Introduce basic schedule model for AMD Zen 3 CPU's, a.k.a znver3.
This is fully built from scratch, from llvm-mca measurements
and documented reference materials.
Nothing was copied from znver2/znver1.
I believe this is in a reasonable state of completion for inclusion,
probably better than D52779 bdver2 was :)
Namely:
- uops are pretty spot-on (at least what llvm-mca can measure)
- latency is also pretty spot-on (at least what llvm-mca can measure)
- throughput is within reason
I haven't run much benchmarks with this, but what i did run says this is beneficial:
I'll call out the obvious problems there:
- i didn't really bother with X87 instructions
- i didn't really bother with obviously-microcoded/system instructions
- There are large discrepancy in throughput for mr and rm instructions.

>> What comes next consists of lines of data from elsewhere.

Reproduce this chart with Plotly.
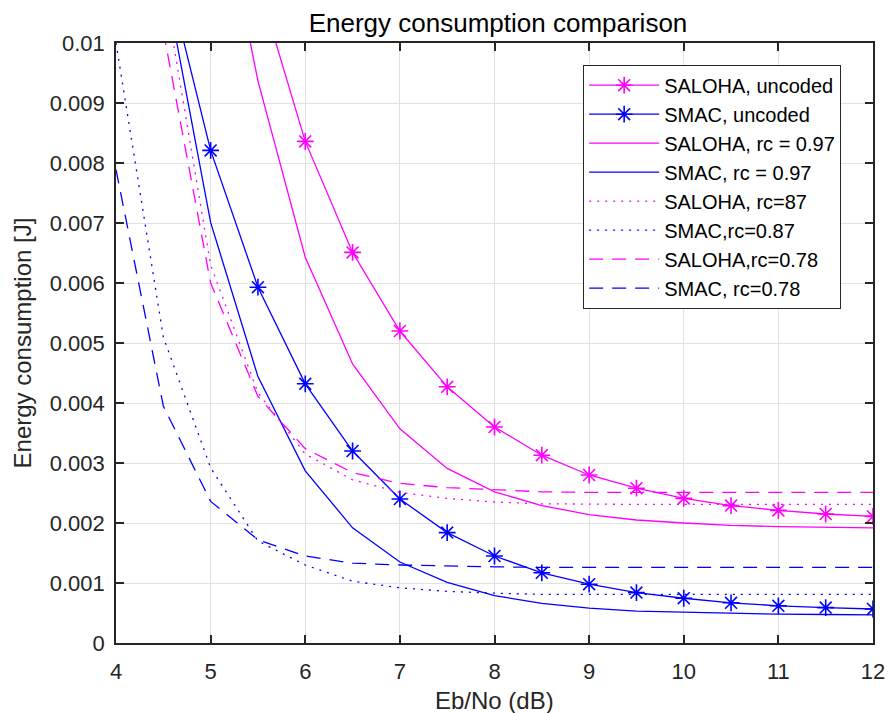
import plotly.graph_objects as go

# Eb/No (dB)
ebno = [4, 4.5, 5, 5.5, 6, 6.5, 7, 7.5, 8, 8.5, 9, 9.5, 10, 10.5, 11, 11.5, 12]

# Energy consumption [J] (None = far above the visible range)
saloha_uncoded = [None, None, None, 0.0110, 0.00836, 0.00651, 0.00520, 0.00427, 0.00360, 0.00313,
                  0.00280, 0.00258, 0.00241, 0.00229, 0.00221, 0.00215, 0.00211]
smac_uncoded = [None, 0.0114, 0.00821, 0.00593, 0.00432, 0.00320, 0.00240, 0.00184, 0.00145, 0.00117,
                0.00098, 0.00084, 0.000746, 0.00067, 0.00062, 0.00059, 0.000567]
saloha_097 = [None, None, 0.0133, 0.00937, 0.00643, 0.00465, 0.00357, 0.00291, 0.00252, 0.00229,
              0.00214, 0.00205, 0.00200, 0.00196, 0.00194, 0.00193, 0.00192]
smac_097 = [None, 0.0112, 0.00701, 0.00444, 0.00287, 0.00192, 0.00135, 0.00101, 0.00079, 0.00066,
            0.00058, 0.00053, 0.00051, 0.00050, 0.00048, 0.000475, 0.00047]
saloha_087 = [None, 0.0110, 0.0063, 0.00417, 0.00315, 0.00272, 0.00251, 0.00241, 0.00235, 0.00232,
              0.00231, 0.00231, 0.00231, 0.00231, 0.00231, 0.00231, 0.00231]
smac_087 = [0.0100, 0.0051, 0.00292, 0.00170, 0.00130, 0.00103, 0.00092, 0.00086, 0.00083, 0.00081,
            0.00081, 0.00081, 0.00081, 0.00081, 0.00081, 0.00081, 0.00081]
saloha_078 = [None, 0.0102, 0.0060, 0.00411, 0.00324, 0.00284, 0.00266, 0.00259, 0.00255, 0.00252,
              0.00251, 0.00251, 0.00251, 0.00251, 0.00251, 0.00251, 0.00251]
smac_078 = [0.00789, 0.00395, 0.00236, 0.00172, 0.00145, 0.00133, 0.00130, 0.00128, 0.00127, 0.00126,
            0.00126, 0.00126, 0.00126, 0.00126, 0.00126, 0.00126, 0.00126]

x_ticks = [4, 5, 6, 7, 8, 9, 10, 11, 12]
y_ticks = [0, 0.001, 0.002, 0.003, 0.004, 0.005, 0.006, 0.007, 0.008, 0.009, 0.01]
y_tick_text = ["0", "0.001", "0.002", "0.003", "0.004", "0.005", "0.006", "0.007", "0.008", "0.009", "0.01"]

MAG = "#FF00FF"
BLU = "#0000FF"
DASH = "14px,9px"
DOT = "2px,6px"
FONT = "Liberation Sans, Arial, sans-serif"
INK = "#262626"

series = [
    ("SALOHA, uncoded", saloha_uncoded, MAG, "solid", True),
    ("SMAC, uncoded", smac_uncoded, BLU, "solid", True),
    ("SALOHA, rc = 0.97", saloha_097, MAG, "solid", False),
    ("SMAC, rc = 0.97", smac_097, BLU, "solid", False),
    ("SALOHA, rc=87", saloha_087, MAG, DOT, False),
    ("SMAC,rc=0.87", smac_087, BLU, DOT, False),
    ("SALOHA,rc=0.78", saloha_078, MAG, DASH, False),
    ("SMAC, rc=0.78", smac_078, BLU, DASH, False),
]

fig = go.Figure()
for i, (name, ys, col, dash, mk) in enumerate(series):
    fig.add_trace(go.Scatter(
        x=ebno, y=ys, name=name, legendgroup=f"g{i}",
        mode="lines+markers" if mk else "lines",
        line=dict(color=col, width=1.3, dash=dash),
        marker=dict(symbol="asterisk-open", size=14, color=col,
                    line=dict(color=col, width=1.6)) if mk else None,
        connectgaps=False,
    ))

L, R, T, B = 115.6, 15, 43.3, 70
fig.update_layout(
    width=888, height=713, autosize=False,
    margin=dict(l=L, r=R, t=T, b=B, pad=0, autoexpand=False),
    paper_bgcolor="white", plot_bgcolor="white",
    font=dict(family=FONT, color=INK, size=22),
    title=dict(text="Energy consumption comparison", x=498/888, xanchor="center",
               y=1 - 23/713, yanchor="middle", xref="container", yref="container",
               font=dict(size=26, color="black", family=FONT)),
    showlegend=True,
    legend=dict(x=(583 - L)/757.4, y=(643 - 65)/599.7, xanchor="left", yanchor="top",
                bgcolor="white", bordercolor=INK, borderwidth=1,
                font=dict(size=20, color="black", family=FONT),
                itemwidth=70, tracegroupgap=1.5, traceorder="normal"),
    xaxis=dict(range=[4, 12], tickvals=x_ticks, ticktext=[str(v) for v in x_ticks],
               automargin=False,
               showgrid=True, gridcolor="#e1e1e1", gridwidth=1,
               showline=True, linecolor=INK, linewidth=1.6, mirror="ticks",
               ticks="inside", ticklen=8, tickwidth=1.5, tickcolor=INK,
               tickfont=dict(size=22, color=INK), ticklabelstandoff=8, zeroline=False),
    yaxis=dict(range=[0, 0.01], tickvals=y_ticks, ticktext=y_tick_text,
               automargin=False,
               showgrid=True, gridcolor="#e1e1e1", gridwidth=1,
               showline=True, linecolor=INK, linewidth=1.6, mirror="ticks",
               ticks="inside", ticklen=8, tickwidth=1.5, tickcolor=INK,
               tickfont=dict(size=22, color=INK), ticklabelstandoff=5, zeroline=False),
    annotations=[
        dict(text="Eb/No (dB)", xref="paper", yref="paper", x=(494 - L)/757.4,
             y=(643 - 700)/599.7, xanchor="center", yanchor="middle", showarrow=False,
             font=dict(size=24, color=INK, family=FONT)),
        dict(text="Energy consumption [J]", xref="paper", yref="paper", x=(22 - L)/757.4,
             y=0.5, xanchor="center", yanchor="middle", textangle=-90, showarrow=False,
             font=dict(size=24, color=INK, family=FONT)),
    ],
)

fig.write_html(
    "out.html",
    config={"displayModeBar": False, "responsive": False},
    post_script="document.body.style.margin='0';document.body.style.padding='0';"
                "document.body.style.overflow='hidden';",
)
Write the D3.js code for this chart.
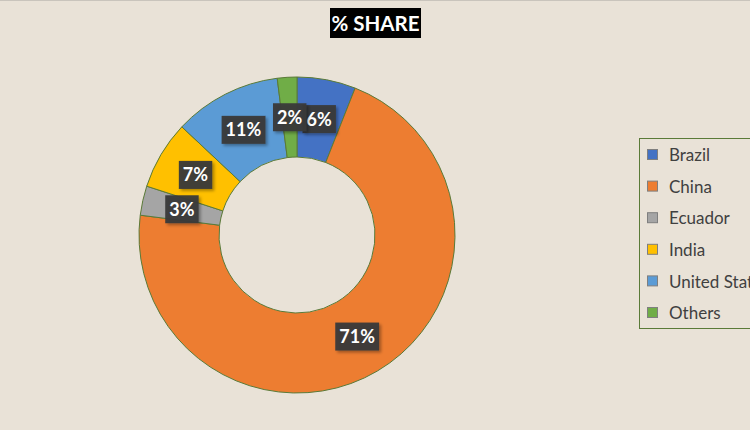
<!DOCTYPE html>
<html>
<head>
<meta charset="utf-8">
<script src="https://cdn.jsdelivr.net/npm/d3@7"></script>
<style>
  html, body { margin: 0; padding: 0; background: #e9e2d7; overflow: hidden; }
  svg { display: block; }
</style>
</head>
<body>
<svg id="chart" width="750" height="430"></svg>
<script>
const categories = ["Brazil", "China", "Ecuador", "India", "United States", "Others"];
const shares = [6, 71, 3, 7, 11, 2];
const colors = ["#4472C4", "#ED7D31", "#A5A5A5", "#FFC000", "#5B9BD5", "#70AD47"];
const title = "% SHARE";

const svg = d3.select("#chart");
const W = 750, H = 430;

// background
svg.append("rect").attr("width", W).attr("height", H).attr("fill", "#e9e2d7");
svg.append("line").attr("x1", 0).attr("x2", W).attr("y1", 0.5).attr("y2", 0.5)
  .attr("stroke", "#c9c4bc").attr("stroke-width", 1);

const defs = svg.append("defs");
const f = defs.append("filter").attr("id", "shadow").attr("x", "-30%").attr("y", "-30%").attr("width", "160%").attr("height", "160%");
f.append("feDropShadow").attr("dx", 2).attr("dy", 2).attr("stdDeviation", 1.5).attr("flood-color", "#000").attr("flood-opacity", 0.35);

// title
const tg = svg.append("g");
tg.append("rect").attr("x", 330).attr("y", 8).attr("width", 91).attr("height", 30).attr("fill", "#000");
tg.append("text").attr("x", 375.5).attr("y", 30.5).attr("text-anchor", "middle")
  .attr("font-family", "Lato, 'Open Sans', sans-serif").attr("font-weight", "bold")
  .attr("font-size", 20.5).attr("fill", "#ffffff").text(title);

// donut
const cx = 297, cy = 235, R = 158, r = 78;
const color = d3.scaleOrdinal().domain(categories).range(colors);
const pie = d3.pie().value(d => d.v).sort(null);
const data = categories.map((c, i) => ({ c, v: shares[i] }));
const arcs = pie(data);
const arc = d3.arc().innerRadius(r).outerRadius(R);
const labelArc = d3.arc().innerRadius((R + r) / 2).outerRadius((R + r) / 2);

const g = svg.append("g").attr("transform", `translate(${cx},${cy})`);
g.selectAll("path").data(arcs).join("path")
  .attr("d", arc)
  .attr("fill", d => color(d.data.c))
  .attr("stroke", "#5a7a38").attr("stroke-width", 1);

const lg = g.selectAll("g.lbl").data(arcs).join("g").attr("class", "lbl")
  .attr("transform", d => `translate(${labelArc.centroid(d)})`);
lg.each(function(d) {
  const s = d3.select(this);
  const txt = s.append("text").attr("text-anchor", "middle").attr("dy", "0.36em")
    .attr("font-family", "Lato, 'Open Sans', sans-serif").attr("font-weight", "bold")
    .attr("font-size", 18).attr("fill", "#ffffff").text(d.data.v + "%");
  const b = txt.node().getBBox();
  const pw = 4, ph = 28;
  s.insert("rect", "text").attr("x", b.x - pw).attr("y", -ph / 2).attr("width", b.width + 2 * pw).attr("height", ph)
    .attr("fill", "#3a3a3a").attr("fill-opacity", 0.95).attr("filter", "url(#shadow)");
});

// legend
const leg = svg.append("g");
leg.append("rect").attr("x", 639.5).attr("y", 138.5).attr("width", 130).attr("height", 190)
  .attr("fill", "none").attr("stroke", "#5a7a38").attr("stroke-width", 1);
const ly = d3.scalePoint().domain(categories).range([155, 313]);
const li = leg.selectAll("g.li").data(categories).join("g").attr("class", "li")
  .attr("transform", d => `translate(0,${ly(d)})`);
li.append("rect").attr("x", 647.5).attr("y", -5.5).attr("width", 10).attr("height", 10)
  .attr("fill", d => color(d)).attr("stroke", "#7f7f7f").attr("stroke-width", 1);
li.append("text").attr("x", 669).attr("y", 0).attr("dy", "0.36em")
  .attr("font-family", "Lato, 'Open Sans', sans-serif").attr("font-size", 17)
  .attr("fill", "#404040").text(d => d);
</script>
</body>
</html>
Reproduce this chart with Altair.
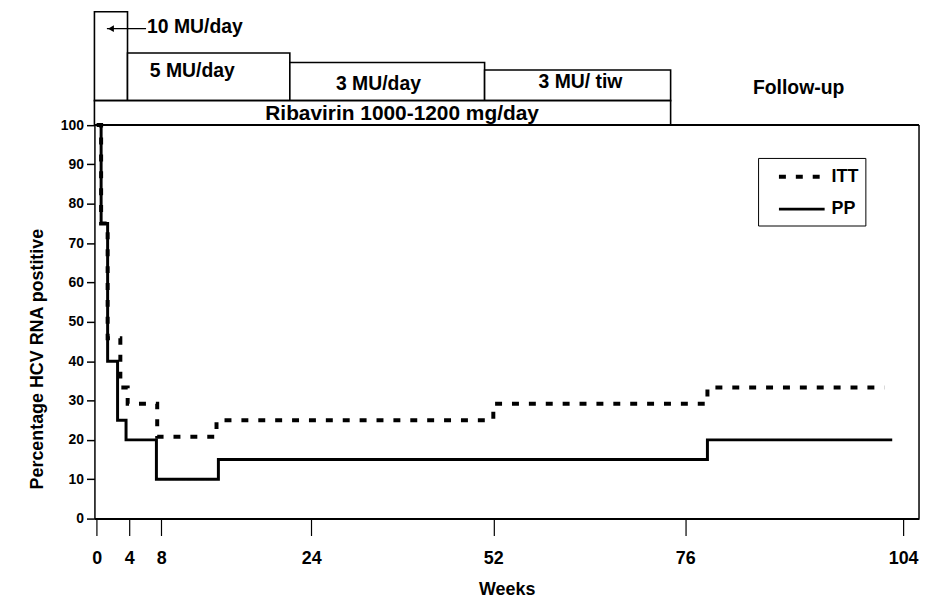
import altair as alt
import pandas as pd

# ---- survival-type step curves (week, % HCV RNA positive) ----
pp_weeks = [0, 0.54, 1.34, 2.56, 3.6, 7.4, 14.1, 78.85, 102.6]
pp_pct = [100, 75, 40, 25, 20, 10, 15, 20, 20]
itt_weeks = [0, 0.54, 1.34, 2.9, 3.8, 7.5, 13.9, 52.0, 78.85, 101.6]
itt_pct = [100, 75, 45.8, 33.3, 29.2, 20.8, 25, 29.2, 33.3, 33.3]
series_names = ["ITT", "PP"]

x_ticks = [0, 4, 8, 24, 52, 76, 104]
y_ticks = [0, 10, 20, 30, 40, 50, 60, 70, 80, 90, 100]

# ---- treatment schedule (weeks) drawn above the plot ----
box_label = ["10 MU/day", "5 MU/day", "3 MU/day", "3 MU/ tiw", "Ribavirin"]
box_start = [-0.28, 3.78, 21.72, 50.66, -0.28]
box_end = [3.78, 21.72, 50.66, 74.17, 74.17]
box_low = [106.2, 106.2, 106.2, 106.2, 100]
box_high = [128.8, 118.3, 115.9, 114.0, 106.2]

dose_text = ["10 MU/day", "5 MU/day", "3 MU/day", "3 MU/ tiw", "Follow-up"]
dose_week = [6.23, 6.57, 27.8, 57.65, 84.7]
dose_level = [123.4, 112.1, 108.8, 109.4, 107.8]

riba_text = ["Ribavirin 1000-1200 mg/day"]
riba_week = [19.1]
riba_level = [101.4]

arrow_week = [1.25, 6.1]
arrow_head_week = [1.75]
arrow_level = [124.5]

# axis extent (weeks / percent)
x_min, x_max = -0.28, 106.04
frame_top = 100

FONT = "Liberation Sans, Arial, Helvetica, sans-serif"

curves = pd.DataFrame(
    {
        "week": itt_weeks + pp_weeks,
        "pct": itt_pct + pp_pct,
        "series": ["ITT"] * len(itt_weeks) + ["PP"] * len(pp_weeks),
    }
)
boxes = pd.DataFrame(
    {"label": box_label, "start": box_start, "end": box_end, "low": box_low, "high": box_high}
)
doses = pd.DataFrame({"text": dose_text, "week": dose_week, "level": dose_level})
riba = pd.DataFrame({"text": riba_text, "week": riba_week, "level": riba_level})
arrow = pd.DataFrame({"w1": [arrow_week[0]], "w2": [arrow_week[1]], "level": arrow_level})
arrow_head = pd.DataFrame({"week": arrow_head_week, "level": arrow_level})
frame_h = pd.DataFrame({"w1": [x_min], "w2": [x_max], "level": [frame_top]})
frame_v = pd.DataFrame({"week": [x_max], "l1": [0], "l2": [frame_top]})

xscale = alt.Scale(
    domain=[x_min, 0, 4, 8, 24, 52, 76, 104, x_max],
    range=[0, 2.3, 35.1, 67.2, 218.2, 401.5, 594.7, 814, 830],
    nice=False,
    zero=False,
)
yscale = alt.Scale(domain=[0, 129], nice=False, zero=False)

xaxis = alt.Axis(
    values=x_ticks,
    title="Weeks",
    grid=False,
    tickSize=17,
    tickColor="black",
    tickWidth=1.2,
    domainColor="black",
    domainWidth=2,
    labelFont=FONT,
    labelFontSize=18,
    labelFontWeight="bold",
    labelColor="black",
    labelPadding=14,
    labelFlush=False,
    titleFont=FONT,
    titleFontSize=18,
    titleFontWeight="bold",
    titleColor="black",
    titlePadding=13,
)
yaxis = alt.Axis(
    values=y_ticks,
    title="Percentage HCV RNA postitive",
    grid=False,
    tickSize=8,
    tickColor="black",
    tickWidth=1.5,
    domainColor="black",
    domainWidth=1.5,
    labelFont=FONT,
    labelFontSize=14,
    labelFontWeight="bold",
    labelColor="black",
    labelPadding=3,
    labelFlush=False,
    titleFont=FONT,
    titleFontSize=18,
    titleFontWeight="bold",
    titleColor="black",
    titleX=-57,
    titleY=350,
    titleAngle=270,
    titleAlign="center",
    titleBaseline="middle",
)

legend = alt.Legend(
    title=None,
    orient="none",
    legendX=668,
    legendY=148,
    strokeColor="black",
    fillColor="white",
    padding=7,
    rowPadding=12,
    symbolType="M-2.3,0H2.3",
    symbolSize=400,
    symbolOffset=25,
    labelFont=FONT,
    labelFontSize=18,
    labelFontWeight="bold",
    labelColor="black",
    labelOffset=18,
    labelExpr="datum.label + '    '",
)

lines = (
    alt.Chart(curves)
    .mark_line(interpolate="step-after", strokeCap="butt")
    .encode(
        x=alt.X("week:Q", scale=xscale, axis=xaxis),
        y=alt.Y("pct:Q", scale=yscale, axis=yaxis),
        color=alt.Color(
            "series:N",
            scale=alt.Scale(domain=series_names, range=["black", "black"]),
            legend=legend,
        ),
        strokeDash=alt.StrokeDash(
            "series:N",
            scale=alt.Scale(domain=series_names, range=[[7, 10], [1, 0]]),
            legend=legend,
        ),
        strokeWidth=alt.StrokeWidth(
            "series:N",
            scale=alt.Scale(domain=series_names, range=[4, 3]),
            legend=legend,
        ),
    )
)

box_layer = (
    alt.Chart(boxes)
    .mark_rect(fill="white", stroke="black", strokeWidth=1.6)
    .encode(x="start:Q", x2="end:Q", y="low:Q", y2="high:Q")
)

dose_layer = (
    alt.Chart(doses)
    .mark_text(align="left", baseline="alphabetic", font=FONT, fontSize=19.5, fontWeight="bold", color="black")
    .encode(x="week:Q", y="level:Q", text="text:N")
)
riba_layer = (
    alt.Chart(riba)
    .mark_text(align="left", baseline="alphabetic", font=FONT, fontSize=21, fontWeight="bold", color="black")
    .encode(x="week:Q", y="level:Q", text="text:N")
)

arrow_line = alt.Chart(arrow).mark_rule(color="black", strokeWidth=1.2).encode(
    x="w1:Q", x2="w2:Q", y="level:Q"
)
arrow_tip = alt.Chart(arrow_head).mark_point(
    shape="triangle-left", filled=True, color="black", size=45, opacity=1
).encode(x="week:Q", y="level:Q")

frame_top_rule = alt.Chart(frame_h).mark_rule(color="black", strokeWidth=2).encode(
    x="w1:Q", x2="w2:Q", y="level:Q"
)
frame_right_rule = alt.Chart(frame_v).mark_rule(color="black", strokeWidth=1.5).encode(
    x="week:Q", y="l1:Q", y2="l2:Q"
)

chart = (
    alt.layer(
        box_layer,
        frame_top_rule,
        frame_right_rule,
        lines,
        dose_layer,
        riba_layer,
        arrow_line,
        arrow_tip,
    )
    .properties(
        width=830,
        height=511,
        autosize=alt.AutoSizeParams(type="none"),
        padding={"left": 87, "top": 1, "right": 3, "bottom": 79},
        background="white",
    )
    .configure_view(stroke=None)
)

chart.save("out.html", embed_options={"renderer": "svg", "actions": False})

I'm not really sure if it's a modelling defect that needs to be fixed, or it's a defect of measurments.
- Pipe distributions are probably bad :) I can't do much here until AMD allows that to be fixed by documenting the appropriate counters and updating libpfm
That being said, as @RKSimon notes:
so how much worse this could possibly be?!
Things that aren't there:
- Various tunings: zero idioms, etc. That is follow-ups.
Do you have the fpu pipe assignments for znver3 (or znver2 for that matter?)